As a rule, a Family Foundation is exempt from CIT (corporate income tax) insofar as its activities remain within the scope defined in Article 5 of the Family Foundation Act. This scope includes, among others, rental and lease activities.
As such, traditional rental income is clearly covered by the exemption. However, until now, the tax authorities have consistently held that this exemption does not apply to short-term rentals. The administrative courts take a different view, though — in two rulings, they confirmed that short-term rental income may also benefit from the exemption.
These cases were heard by the Provincial Administrative Court (WSA) in Gdańsk (judgment of 19 June 2024, ref. I SA/Gd 219/24) and the WSA in Wrocław (judgment of 26 March 2025, ref. I SA/Wr 807/24).

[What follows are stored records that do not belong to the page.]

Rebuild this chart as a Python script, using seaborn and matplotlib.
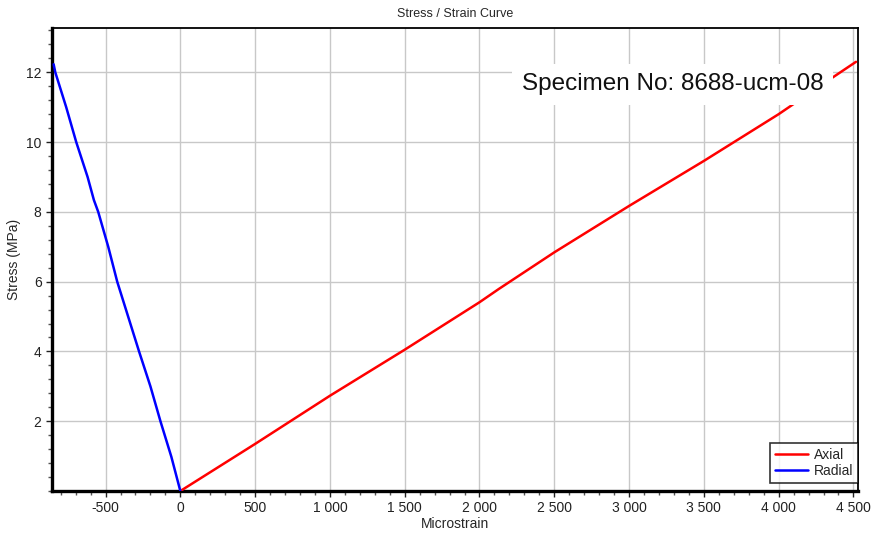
import pandas as pd
import numpy as np
import seaborn as sns
import matplotlib.pyplot as plt
from matplotlib.ticker import MultipleLocator, FuncFormatter

# Values
axial_strain = [0, 500, 1000, 1500, 2000, 2129, 2500, 3000, 3500, 4000, 4329, 4517]
axial_stress = [0, 1.35, 2.73, 4.05, 5.41, 5.79, 6.84, 8.17, 9.46, 10.80, 11.76, 12.30]
radial_strain = [0, -60, -133, -200, -276, -349, -422, -482, -549, -578, -620, -696, -763, -836, -847]
radial_stress = [0, 0.98, 2, 3, 4, 5, 6, 7, 8, 8.34, 9, 10, 11, 12, 12.23]
x_ticks = [-500, 0, 500, 1000, 1500, 2000, 2500, 3000, 3500, 4000, 4500]
y_ticks = [2, 4, 6, 8, 10, 12]
specimen = "Specimen No: 8688-ucm-08"

df = pd.concat([
    pd.DataFrame({"Microstrain": axial_strain, "Stress": axial_stress, "Series": "Axial"}),
    pd.DataFrame({"Microstrain": radial_strain, "Stress": radial_stress, "Series": "Radial"}),
])

sns.set_style("white")
plt.rcParams['font.family'] = ['Liberation Sans', 'DejaVu Sans']

fig = plt.figure(figsize=(8.71, 5.35), dpi=100)
ax = fig.add_axes([0.0597, 0.0822, 0.9253, 0.8655])

sns.lineplot(data=df, x="Microstrain", y="Stress", hue="Series", sort=False,
             estimator=None, palette={"Axial": "#ff0000", "Radial": "#0000ff"},
             linewidth=1.8, ax=ax, zorder=3)

ax.set_xlim(-858, 4530)
ax.set_ylim(0, 13.27)
ax.set_xticks(x_ticks)
ax.set_yticks(y_ticks)
ax.xaxis.set_minor_locator(MultipleLocator(100))
ax.yaxis.set_minor_locator(MultipleLocator(0.4))
ax.xaxis.set_major_formatter(FuncFormatter(lambda v, p: f"{int(v):,}".replace(",", " ")))
ax.yaxis.set_major_formatter(FuncFormatter(lambda v, p: f"{int(v)}"))
ax.grid(True, which="major", color="#c8c8c8", linewidth=1.0)
ax.set_axisbelow(True)

ax.tick_params(which="major", direction="out", length=4, width=1, labelsize=10, colors="#222222",
               bottom=True, left=True)
ax.tick_params(which="minor", direction="out", length=3, width=1, color="#555555",
               bottom=True, left=True)

for side in ["left", "bottom"]:
    ax.spines[side].set_linewidth(2.4)
    ax.spines[side].set_color("black")
for side in ["top", "right"]:
    ax.spines[side].set_linewidth(1.3)
    ax.spines[side].set_color("black")

ax.set_xlabel("Microstrain", fontsize=10, labelpad=1)
ax.set_ylabel("Stress (MPa)", fontsize=10, labelpad=4)
ax.set_title("Stress / Strain Curve", fontsize=9, pad=8)

ax.text(0.770, 0.878, specimen, transform=ax.transAxes, ha="center", va="center",
        fontsize=17.5, color="#111111", zorder=5,
        bbox=dict(facecolor="white", edgecolor="none", pad=7))

leg = ax.legend(loc="lower right", bbox_to_anchor=(1.0, 0.017), fontsize=10, frameon=True,
                fancybox=False, borderaxespad=0, handlelength=2.4, handletextpad=0.4,
                borderpad=0.35, labelspacing=0.2)
leg.get_frame().set_edgecolor("black")
leg.get_frame().set_linewidth(1.2)
leg.set_title(None)

fig.savefig("out.png", dpi=100)
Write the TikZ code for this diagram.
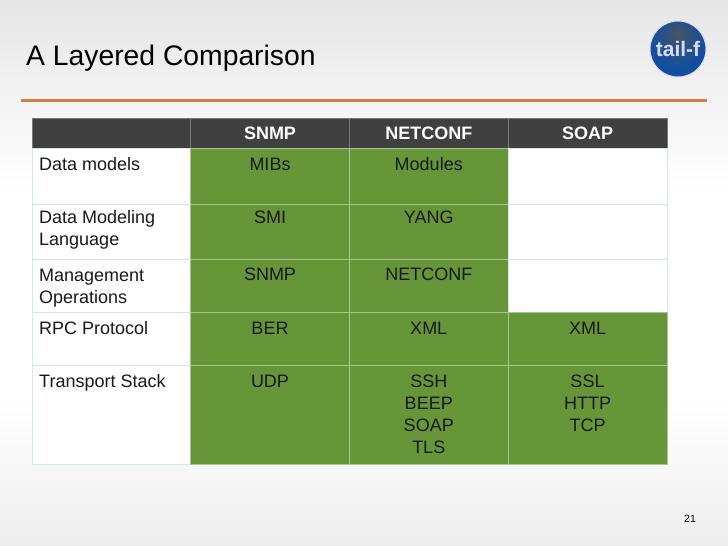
\documentclass[tikz,border=0pt]{standalone}
\usepackage{fontspec}
\setmainfont{Liberation Sans}
\usetikzlibrary{positioning}
\definecolor{headgray}{HTML}{404040}
\definecolor{cellgreen}{HTML}{669637}
\definecolor{gridblue}{HTML}{D8E6EA}
\definecolor{rulered}{HTML}{D97B3C}
\pgfdeclareradialshading{logoball}{\pgfpoint{0bp}{14bp}}{%
  color(0bp)=(rgb:red,0.66;green,0.76;blue,0.88);
  color(10bp)=(rgb:red,0.30;green,0.50;blue,0.76);
  color(25bp)=(rgb:red,0.07;green,0.31;blue,0.62);
  color(45bp)=(rgb:red,0.05;green,0.20;blue,0.45);
  color(60bp)=(rgb:red,0.05;green,0.20;blue,0.45)}
\tikzset{
  cell/.style 2 args={rectangle,draw=gridblue,line width=0.7pt,inner sep=0pt,outer sep=0pt,minimum
    width=#1,minimum height=#2},
  green/.style={fill=cellgreen,draw=cellgreen!55!white},
  head/.style={fill=headgray,draw=headgray!70!white},
  celltext/.style={inner sep=0pt,align=center,text=black!90,font=\fontsize{18}{22}\selectfont,
    execute at begin node=\strut},
  rowtext/.style={celltext,align=left,anchor=north west},
  headtext/.style={inner sep=0pt,text=white,font=\fontsize{18}{22}\selectfont\bfseries},
}
\begin{document}
\begin{tikzpicture}[x=1pt,y=-1pt]
      \useasboundingbox (0,0) rectangle (728,546);
      \shade[top color=black!10,bottom color=white] (0,0) rectangle (728,190);
      \fill[white] (0,190) rectangle (728,400);
      \shade[top color=white,bottom color=black!7] (0,400) rectangle (728,546);
      \node (title) [anchor=base west,inner sep=0pt,font=\fontsize{28.3}{30}\selectfont] at (26,65) {A Layered Comparison};
      \coordinate (ruleL) at (21,100);
      \coordinate (ruleR) at (707,100);
      \draw[rulered,line width=3pt] (ruleL) -- (ruleR);
      \node (logo) [circle,minimum size=56pt,inner sep=0pt,shading=logoball,draw=blue!15!white,line width=1pt,text=white!85!blue,font=\fontsize{21}{24}\selectfont\bfseries] at (678,49) {tail-f};
      % header row
      \node (h0) [cell={158.5pt}{30.5pt},head,anchor=north west] at (32,118) {};
      \node (h1) [cell={159pt}{30.5pt},head,right=0pt of h0] {};
      \node (h2) [cell={158.5pt}{30.5pt},head,right=0pt of h1] {};
      \node (h3) [cell={159pt}{30.5pt},head,right=0pt of h2] {};
      % table body
      \node (a0) [cell={158.5pt}{55.5pt},fill=white,below=0pt of h0] {};
      \node (a1) [cell={159pt}{55.5pt},green,right=0pt of a0] {};
      \node (a2) [cell={158.5pt}{55.5pt},green,right=0pt of a1] {};
      \node (a3) [cell={159pt}{55.5pt},fill=white,right=0pt of a2] {};
      \node (b0) [cell={158.5pt}{55pt},fill=white,below=0pt of a0] {};
      \node (b1) [cell={159pt}{55pt},green,right=0pt of b0] {};
      \node (b2) [cell={158.5pt}{55pt},green,right=0pt of b1] {};
      \node (b3) [cell={159pt}{55pt},fill=white,right=0pt of b2] {};
      \node (c0) [cell={158.5pt}{53pt},fill=white,below=0pt of b0] {};
      \node (c1) [cell={159pt}{53pt},green,right=0pt of c0] {};
      \node (c2) [cell={158.5pt}{53pt},green,right=0pt of c1] {};
      \node (c3) [cell={159pt}{53pt},fill=white,right=0pt of c2] {};
      \node (d0) [cell={158.5pt}{53pt},fill=white,below=0pt of c0] {};
      \node (d1) [cell={159pt}{53pt},green,right=0pt of d0] {};
      \node (d2) [cell={158.5pt}{53pt},green,right=0pt of d1] {};
      \node (d3) [cell={159pt}{53pt},green,right=0pt of d2] {};
      \node (e0) [cell={158.5pt}{99pt},fill=white,below=0pt of d0] {};
      \node (e1) [cell={159pt}{99pt},green,right=0pt of e0] {};
      \node (e2) [cell={158.5pt}{99pt},green,right=0pt of e1] {};
      \node (e3) [cell={159pt}{99pt},green,right=0pt of e2] {};
      % texts
      \node (h1t) [headtext] at (h1) {SNMP};
      \node (h2t) [headtext] at (h2) {NETCONF};
      \node (h3t) [headtext] at (h3) {SOAP};
      \node (a0t) [rowtext] at ([xshift=7pt,yshift=-6pt]a0.north west) {Data models};
      \node (b0t) [rowtext] at ([xshift=7pt,yshift=-6.5pt]b0.north west) {Data Modeling\\Language};
      \node (c0t) [rowtext] at ([xshift=7pt,yshift=-10pt]c0.north west) {Management\\Operations};
      \node (d0t) [rowtext] at ([xshift=7pt,yshift=-7pt]d0.north west) {RPC Protocol};
      \node (e0t) [rowtext] at ([xshift=7pt,yshift=-7pt]e0.north west) {Transport Stack};
      \node (a1t) [celltext,below=6pt of a1.north] {MIBs};
      \node (a2t) [celltext,below=6pt of a2.north] {Modules};
      \node (b1t) [celltext,below=4pt of b1.north] {SMI};
      \node (b2t) [celltext,below=4pt of b2.north] {YANG};
      \node (c1t) [celltext,below=6pt of c1.north] {SNMP};
      \node (c2t) [celltext,below=6pt of c2.north] {NETCONF};
      \node (d1t) [celltext,below=7pt of d1.north] {BER};
      \node (d2t) [celltext,below=7pt of d2.north] {XML};
      \node (d3t) [celltext,below=7pt of d3.north] {XML};
      \node (e1t) [celltext,below=7pt of e1.north] {UDP};
      \node (e2t) [celltext,below=10pt of e2.north] {SSH\\BEEP\\SOAP\\TLS};
      \node (e3t) [celltext,below=10pt of e3.north] {SSL\\HTTP\\TCP};
      \node (page) [inner sep=0pt,font=\fontsize{10.5}{12}\selectfont] at (690,519) {21};
    \end{tikzpicture}
\end{document}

The Gdańsk case concerned a taxpayer intending to donate a property to a family foundation he established, with the aim of using it for short-term rental. He argued that the exemption should apply, as the legislator did not limit the rental referred to in Article 5 of the Act to only long-term or traditional forms — therefore, short-term rental should also qualify.
The Wrocław case involved an existing family foundation generating income from short-term rental of its property. The foundation also claimed that this activity should fall within the scope of the exemption provided in Article 5. It argued that under the Civil Code, there is no basis to distinguish short-term rental from traditional rental. The foundation also referenced the earlier judgment issued by the WSA in Gdańsk.
In both cases, the Head of the National Tax Information (KIS) disagreed with the taxpayers. In his interpretations, he pointed out that rental is typically formalized: it involves signing an agreement, setting out mutual rights and obligations, often preparing a handover protocol, and including a set of rules the tenant must follow. The tax authority also emphasized the relative stability of tenants and the cyclical nature of payments. In its view, these characteristics are not present in short-term rentals, and thus the exemption should not apply.
However, the courts disagreed. In both judgments, they found no legal grounds to distinguish between traditional and short-term rental. The latter is not separately defined under Polish law and should therefore be subject to the general rental provisions found in the Civil Code. Although short-term rental may be subject to different registration requirements than residential rental agreements, the arguments presented by the tax authorities were not sufficient to justify denying the exemption to family foundations.
While these rulings are favorable for family foundations and may set a precedent in future cases, it is important to note that they are not yet final. The ultimate resolution by the Supreme Administrative Court (NSA) is still pending and will be worth watching closely.